Yawn, somebody got grant money for this.
The theory that Christopher Columbus’s crew carried syphilis back to Europe from the New World has sprung another leak. Skeletons recently unearthed from a medieval friary in the U.K. show unmistakable signs of the disease, researchers say, suggesting that England was hit by the scourge at least 50 years before Columbus’s voyage.
The so-called Columbian theory of syphilis’s spread was based on finding skeletal remains bearing the signature of the disease—thickened leg and arm bones and skull scars—in a suggestive pattern. Although 18th and 19th century archaeologists had discovered plenty of diseased remains at prehistoric sites in the Americas, they found no traces of the disease in European bones until a major epidemic hit Europe about 1500, just after Columbus returned from his 1493 voyage. In the last decade, however, researchers have unearthed about a dozen pre-Columbian skeletons in England and Ireland that also showed signs of the disease. But until recently the oddball cases weren’t enough to sink the Columbian theory.

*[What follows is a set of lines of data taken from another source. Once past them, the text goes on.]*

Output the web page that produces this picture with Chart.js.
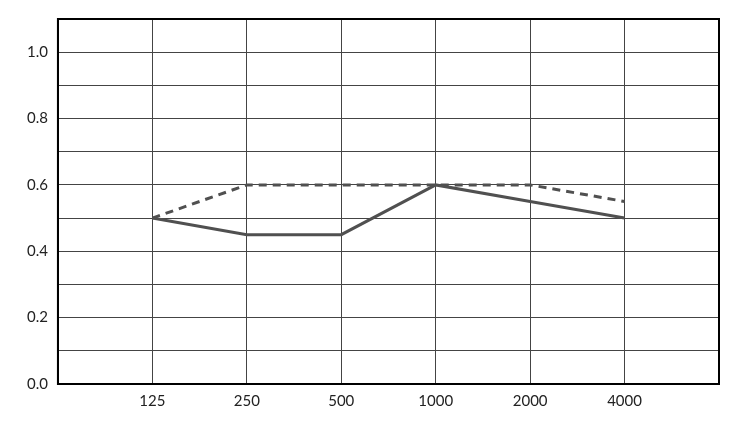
<!DOCTYPE html>
<html><head><meta charset="utf-8">
<script src="https://cdn.jsdelivr.net/npm/chart.js@4/dist/chart.umd.min.js"></script>
<style>html,body{margin:0;padding:0;background:#fff}#w{width:750px;height:421px}</style>
</head><body><div id="w"><canvas id="c"></canvas></div>
<script>
const categories = ['125','250','500','1000','2000','4000'];
const seriesSolid = [0.5,0.45,0.45,0.6,0.55,0.5];
const seriesDashed = [0.5,0.6,0.6,0.6,0.6,0.55];
const yTickLabels = ['0.0','0.2','0.4','0.6','0.8','1.0'];
const pts = a => a.map((v,i)=>({x:i+1,y:v}));
new Chart(document.getElementById('c'),{
  type:'line',
  data:{datasets:[
    {data:pts(seriesSolid),borderColor:'#505050',borderWidth:3,pointRadius:0,tension:0},
    {data:pts(seriesDashed),borderColor:'#505050',borderWidth:3,borderDash:[8,6],pointRadius:0,tension:0}
  ]},
  options:{responsive:true,maintainAspectRatio:false,animation:false,
    layout:{padding:{top:16,right:31,bottom:3,left:17}},
    plugins:{legend:{display:false},tooltip:{enabled:false}},
    scales:{
      x:{type:'linear',min:0,max:7,
        ticks:{stepSize:1,color:'#222',font:{family:'Lato',size:15},padding:8,
          callback:v=>(v>=1&&v<=6)?categories[v-1]:''},
        grid:{color:'#444',lineWidth:1,drawTicks:false},border:{color:'#000',width:2}},
      y:{min:0,max:1.1,
        ticks:{stepSize:0.1,color:'#222',font:{family:'Lato',size:15},padding:10,
          callback:v=>{const k=Math.round(v*10);return (k%2===0&&k<=10)?yTickLabels[k/2]:'';}},
        grid:{color:'#444',lineWidth:1,drawTicks:false},border:{color:'#000',width:2}}
    }
  },
  plugins:[{id:'frame',afterDraw(ch){const a=ch.chartArea,c=ch.ctx;c.save();c.strokeStyle='#000';c.lineWidth=2;c.strokeRect(a.left,a.top,a.right-a.left,a.bottom-a.top);c.restore();}}]
});
</script></body></html>
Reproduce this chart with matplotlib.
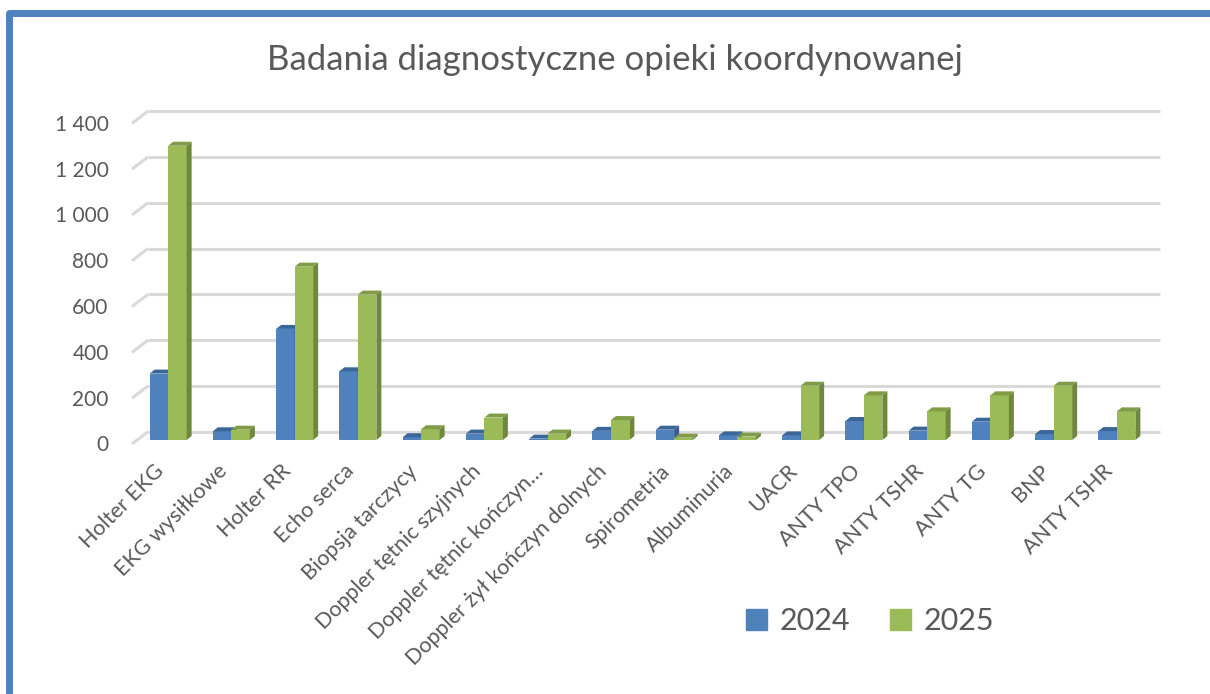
import matplotlib
matplotlib.use("Agg")
import matplotlib.pyplot as plt
from matplotlib.patches import Polygon, Patch
from matplotlib.lines import Line2D
from matplotlib.transforms import ScaledTranslation
import numpy as np

plt.rcParams['font.family'] = ['Lato', 'DejaVu Sans']

# data
categories = ['Holter EKG', 'EKG wysiłkowe', 'Holter RR', 'Echo serca',
              'Biopsja tarczycy', 'Doppler tętnic szyjnych',
              'Doppler tętnic kończyn…', 'Doppler żył kończyn dolnych',
              'Spirometria', 'Albuminuria', 'UACR', 'ANTY TPO', 'ANTY TSHR',
              'ANTY TG', 'BNP', 'ANTY TSHR']
v2024 = [290, 38, 485, 300, 12, 28, 6, 40, 45, 20, 20, 83, 41, 80, 26, 39]
v2025 = [1285, 45, 757, 635, 47, 98, 28, 87, 10, 15, 237, 195, 125, 195, 237, 125]
yticks = [0, 200, 400, 600, 800, 1000, 1200, 1400]
series = ['2024', '2025']

txt = '#595959'
blue = ('#4F81BD', '#3B6798', '#385D8A')   # front, top, side
green = ('#9BBB59', '#809C47', '#6F883E')

W, H = 1210, 694
fig = plt.figure(figsize=(W / 100, H / 100), dpi=100)
fig.patch.set_facecolor('white')

# axes placed so the front plane of the bars matches the reference
x0px, x1px = 136.5, 1148.5
ppu = 0.229            # pixels per value unit
base = 440.0           # pixel row of value 0 (front)
ylo, yhi = -50, 1450
bot = base - ylo * ppu
top = base - yhi * ppu
ax = fig.add_axes([x0px / W, 1 - bot / H, (x1px - x0px) / W, (bot - top) / H])
ax.set_xlim(-0.5, len(categories) - 0.5)
ax.set_ylim(ylo, yhi)
for s in ax.spines.values():
    s.set_visible(False)
ax.set_facecolor('none')

cat_px = (x1px - x0px) / len(categories)
# back wall offset and floor depth (data units)
wdx, wdy = 11.5 / cat_px, 8.3 / ppu
fdx, fdy = 16.0 / cat_px, 12.3 / ppu
for v in yticks:
    yb = v + wdy
    ax.plot([-0.5 + wdx, len(categories) - 0.5 + wdx], [yb, yb],
            color='#D9D9D9', lw=2.2, solid_capstyle='butt', clip_on=False, zorder=1)
    ax.plot([-0.5 + wdx - fdx, -0.5 + wdx], [yb - fdy, yb],
            color='#D9D9D9', lw=2.2, solid_capstyle='butt', clip_on=False, zorder=1)

# 3D columns
bw = 18.5 / cat_px
ddx, ddy = 5.0 / cat_px, 4.0 / ppu
x = np.arange(len(categories))
for i in range(len(categories)):
    for k, (vals, col) in enumerate([(v2024, blue), (v2025, green)]):
        xl = x[i] - bw + k * bw
        xr = xl + bw
        v = vals[i]
        ax.bar(xl, v, width=bw, align='edge', color=col[0], lw=0, zorder=3 + 2 * i + k)
        ax.add_patch(Polygon([(xl, v), (xr, v), (xr + ddx, v + ddy), (xl + ddx, v + ddy)],
                             closed=True, fc=col[1], lw=0, clip_on=False, zorder=3 + 2 * i + k))
        ax.add_patch(Polygon([(xr, 0), (xr, v), (xr + ddx, v + ddy), (xr + ddx, ddy)],
                             closed=True, fc=col[2], lw=0, clip_on=False, zorder=3 + 2 * i + k))

# y labels sit at the front floor edge
ax.set_yticks([v - 15 for v in yticks])
ax.set_yticklabels([f'{v:,}'.replace(',', ' ') for v in yticks], fontsize=15, color=txt)
ax.tick_params(axis='y', length=0, pad=20)
ax.set_xticks(x)
ax.set_xticklabels(categories, rotation=45, ha='right', va='center',
                   rotation_mode='anchor', fontsize=15.5, color=txt)
ax.tick_params(axis='x', length=0, pad=12)
shift = ScaledTranslation(-7 / 100, 0, fig.dpi_scale_trans)
for lbl in ax.get_xticklabels():
    lbl.set_transform(lbl.get_transform() + shift)

fig.text(615 / W, 1 - 70 / H, 'Badania diagnostyczne opieki koordynowanej',
         ha='center', va='baseline', fontsize=25, color=txt)

handles = [Patch(color=blue[0]), Patch(color=green[0])]
fig.legend(handles, series, loc='center', bbox_to_anchor=(870 / W, 1 - 621 / H),
           ncol=2, frameon=False, fontsize=22, labelcolor=txt,
           handlelength=0.7, handleheight=0.7, handletextpad=0.4, columnspacing=1.3)

# blue frame on the left and top
fig.add_artist(Line2D([9 / W, 9 / W, 1.0], [0.0, 1 - 13 / H, 1 - 13 / H],
                      transform=fig.transFigure, color='#4F81BD', lw=5,
                      solid_joinstyle='round'))

fig.savefig('out.png', dpi=100)
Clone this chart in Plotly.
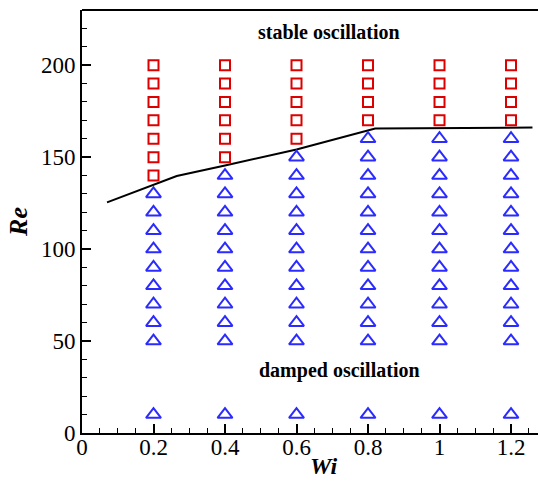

Beat me to it. I read some good stuff on that. They made some persuasive scientific arguments that it is more likely that syphilis was carried from new world to old.
PBS covered this a while back. And while they seem to have pretty good evidence that there were remote pockets of infection in Europe during pre-Columbian times, it is almost certainly true that the largest spread of the infections came after he returned to Europe.
And they had (PBS) discussed yaws and a few other related infections. Seems there are/were variants that almost all children got, acting with little more damage than chicken pox, and providing lifelong immunity to the more deadly venereal type.
The Syphilis Enigma
(episode from PBS’s “Secrets of the Dead)
http://www.pbs.org/wnet/secrets/case_syphilis/index.html
Skeletons excavated at Hull, dated to between 1300 and 1450, had clear signs of syphilis
From my link, "David Evans, who directed excavations at the Augustinian friary, dated the skeletons somewhat later between 1450 and 1475 based on stratification."